INFORMATION PROVIDED:
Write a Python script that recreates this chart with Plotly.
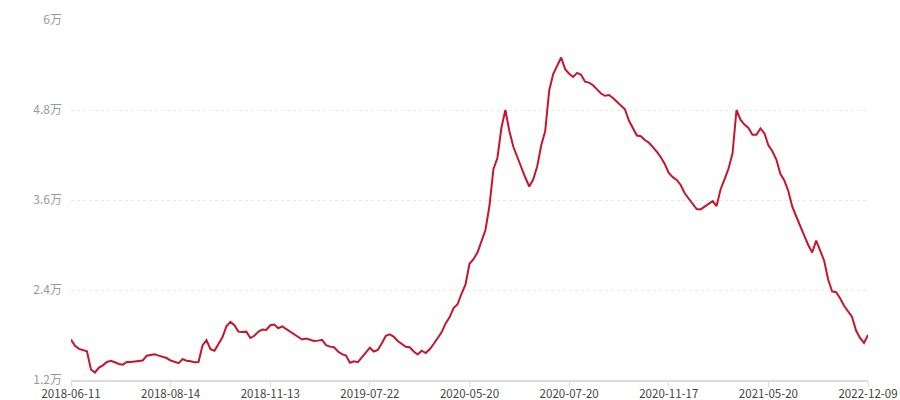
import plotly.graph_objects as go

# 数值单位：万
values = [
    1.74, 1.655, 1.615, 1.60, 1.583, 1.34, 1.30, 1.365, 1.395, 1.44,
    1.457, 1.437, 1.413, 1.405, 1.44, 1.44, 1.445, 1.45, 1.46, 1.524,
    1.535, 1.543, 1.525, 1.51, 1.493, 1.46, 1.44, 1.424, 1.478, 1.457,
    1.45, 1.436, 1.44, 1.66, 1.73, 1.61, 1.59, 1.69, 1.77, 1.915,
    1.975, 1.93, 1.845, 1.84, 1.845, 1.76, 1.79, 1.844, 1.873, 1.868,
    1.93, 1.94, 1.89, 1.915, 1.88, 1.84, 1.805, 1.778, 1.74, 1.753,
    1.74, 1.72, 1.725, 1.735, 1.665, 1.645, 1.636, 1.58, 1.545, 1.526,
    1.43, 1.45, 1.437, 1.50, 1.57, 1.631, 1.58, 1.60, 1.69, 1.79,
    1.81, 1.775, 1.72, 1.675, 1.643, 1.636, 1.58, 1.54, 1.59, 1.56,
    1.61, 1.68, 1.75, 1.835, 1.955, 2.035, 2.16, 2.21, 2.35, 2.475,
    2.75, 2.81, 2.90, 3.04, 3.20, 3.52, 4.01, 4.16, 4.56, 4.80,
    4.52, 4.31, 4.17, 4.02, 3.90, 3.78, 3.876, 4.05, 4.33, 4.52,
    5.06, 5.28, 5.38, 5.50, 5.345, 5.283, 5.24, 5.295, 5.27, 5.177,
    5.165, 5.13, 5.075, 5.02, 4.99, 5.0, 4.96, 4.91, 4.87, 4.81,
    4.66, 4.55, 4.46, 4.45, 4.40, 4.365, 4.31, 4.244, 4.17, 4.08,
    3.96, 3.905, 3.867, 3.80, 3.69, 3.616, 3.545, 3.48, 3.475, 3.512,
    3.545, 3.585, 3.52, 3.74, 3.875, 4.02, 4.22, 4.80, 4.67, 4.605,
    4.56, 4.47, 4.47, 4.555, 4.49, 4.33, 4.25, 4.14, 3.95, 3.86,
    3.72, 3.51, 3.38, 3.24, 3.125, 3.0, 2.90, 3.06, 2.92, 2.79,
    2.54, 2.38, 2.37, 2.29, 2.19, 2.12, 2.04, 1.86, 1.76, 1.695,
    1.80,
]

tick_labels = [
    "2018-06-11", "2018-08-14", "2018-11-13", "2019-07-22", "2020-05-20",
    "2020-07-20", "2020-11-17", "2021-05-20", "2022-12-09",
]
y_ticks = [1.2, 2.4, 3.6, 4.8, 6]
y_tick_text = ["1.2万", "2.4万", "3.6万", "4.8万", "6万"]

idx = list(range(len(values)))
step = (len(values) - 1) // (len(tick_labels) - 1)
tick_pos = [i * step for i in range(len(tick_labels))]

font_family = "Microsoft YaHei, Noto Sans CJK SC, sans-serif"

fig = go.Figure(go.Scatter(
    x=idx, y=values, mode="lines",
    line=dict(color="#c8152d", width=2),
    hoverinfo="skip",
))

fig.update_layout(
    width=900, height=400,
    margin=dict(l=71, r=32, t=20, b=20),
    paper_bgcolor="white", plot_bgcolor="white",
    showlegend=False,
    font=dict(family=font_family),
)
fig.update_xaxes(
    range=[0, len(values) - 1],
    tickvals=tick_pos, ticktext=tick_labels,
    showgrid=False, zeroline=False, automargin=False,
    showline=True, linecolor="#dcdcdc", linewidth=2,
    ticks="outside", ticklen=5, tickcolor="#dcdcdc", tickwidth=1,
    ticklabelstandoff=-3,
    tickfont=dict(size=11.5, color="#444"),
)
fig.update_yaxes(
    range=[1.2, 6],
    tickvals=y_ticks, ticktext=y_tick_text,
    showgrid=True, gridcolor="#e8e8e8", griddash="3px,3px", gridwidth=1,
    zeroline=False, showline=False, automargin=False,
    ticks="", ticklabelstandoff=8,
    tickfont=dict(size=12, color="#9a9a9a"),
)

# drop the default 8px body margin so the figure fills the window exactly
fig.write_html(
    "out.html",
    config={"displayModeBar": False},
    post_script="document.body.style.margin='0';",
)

WHAT YOU HAVE TO DO: Set the listing down in full and exactly. Pictures within it should not appear in the copy.

FINAL RESULT:
Write a Python script that recreates this chart with Plotly.
import plotly.graph_objects as go

# 数值单位：万
values = [
    1.74, 1.655, 1.615, 1.60, 1.583, 1.34, 1.30, 1.365, 1.395, 1.44,
    1.457, 1.437, 1.413, 1.405, 1.44, 1.44, 1.445, 1.45, 1.46, 1.524,
    1.535, 1.543, 1.525, 1.51, 1.493, 1.46, 1.44, 1.424, 1.478, 1.457,
    1.45, 1.436, 1.44, 1.66, 1.73, 1.61, 1.59, 1.69, 1.77, 1.915,
    1.975, 1.93, 1.845, 1.84, 1.845, 1.76, 1.79, 1.844, 1.873, 1.868,
    1.93, 1.94, 1.89, 1.915, 1.88, 1.84, 1.805, 1.778, 1.74, 1.753,
    1.74, 1.72, 1.725, 1.735, 1.665, 1.645, 1.636, 1.58, 1.545, 1.526,
    1.43, 1.45, 1.437, 1.50, 1.57, 1.631, 1.58, 1.60, 1.69, 1.79,
    1.81, 1.775, 1.72, 1.675, 1.643, 1.636, 1.58, 1.54, 1.59, 1.56,
    1.61, 1.68, 1.75, 1.835, 1.955, 2.035, 2.16, 2.21, 2.35, 2.475,
    2.75, 2.81, 2.90, 3.04, 3.20, 3.52, 4.01, 4.16, 4.56, 4.80,
    4.52, 4.31, 4.17, 4.02, 3.90, 3.78, 3.876, 4.05, 4.33, 4.52,
    5.06, 5.28, 5.38, 5.50, 5.345, 5.283, 5.24, 5.295, 5.27, 5.177,
    5.165, 5.13, 5.075, 5.02, 4.99, 5.0, 4.96, 4.91, 4.87, 4.81,
    4.66, 4.55, 4.46, 4.45, 4.40, 4.365, 4.31, 4.244, 4.17, 4.08,
    3.96, 3.905, 3.867, 3.80, 3.69, 3.616, 3.545, 3.48, 3.475, 3.512,
    3.545, 3.585, 3.52, 3.74, 3.875, 4.02, 4.22, 4.80, 4.67, 4.605,
    4.56, 4.47, 4.47, 4.555, 4.49, 4.33, 4.25, 4.14, 3.95, 3.86,
    3.72, 3.51, 3.38, 3.24, 3.125, 3.0, 2.90, 3.06, 2.92, 2.79,
    2.54, 2.38, 2.37, 2.29, 2.19, 2.12, 2.04, 1.86, 1.76, 1.695,
    1.80,
]

tick_labels = [
    "2018-06-11", "2018-08-14", "2018-11-13", "2019-07-22", "2020-05-20",
    "2020-07-20", "2020-11-17", "2021-05-20", "2022-12-09",
]
y_ticks = [1.2, 2.4, 3.6, 4.8, 6]
y_tick_text = ["1.2万", "2.4万", "3.6万", "4.8万", "6万"]

idx = list(range(len(values)))
step = (len(values) - 1) // (len(tick_labels) - 1)
tick_pos = [i * step for i in range(len(tick_labels))]

font_family = "Microsoft YaHei, Noto Sans CJK SC, sans-serif"

fig = go.Figure(go.Scatter(
    x=idx, y=values, mode="lines",
    line=dict(color="#c8152d", width=2),
    hoverinfo="skip",
))

fig.update_layout(
    width=900, height=400,
    margin=dict(l=71, r=32, t=20, b=20),
    paper_bgcolor="white", plot_bgcolor="white",
    showlegend=False,
    font=dict(family=font_family),
)
fig.update_xaxes(
    range=[0, len(values) - 1],
    tickvals=tick_pos, ticktext=tick_labels,
    showgrid=False, zeroline=False, automargin=False,
    showline=True, linecolor="#dcdcdc", linewidth=2,
    ticks="outside", ticklen=5, tickcolor="#dcdcdc", tickwidth=1,
    ticklabelstandoff=-3,
    tickfont=dict(size=11.5, color="#444"),
)
fig.update_yaxes(
    range=[1.2, 6],
    tickvals=y_ticks, ticktext=y_tick_text,
    showgrid=True, gridcolor="#e8e8e8", griddash="3px,3px", gridwidth=1,
    zeroline=False, showline=False, automargin=False,
    ticks="", ticklabelstandoff=8,
    tickfont=dict(size=12, color="#9a9a9a"),
)

# drop the default 8px body margin so the figure fills the window exactly
fig.write_html(
    "out.html",
    config={"displayModeBar": False},
    post_script="document.body.style.margin='0';",
)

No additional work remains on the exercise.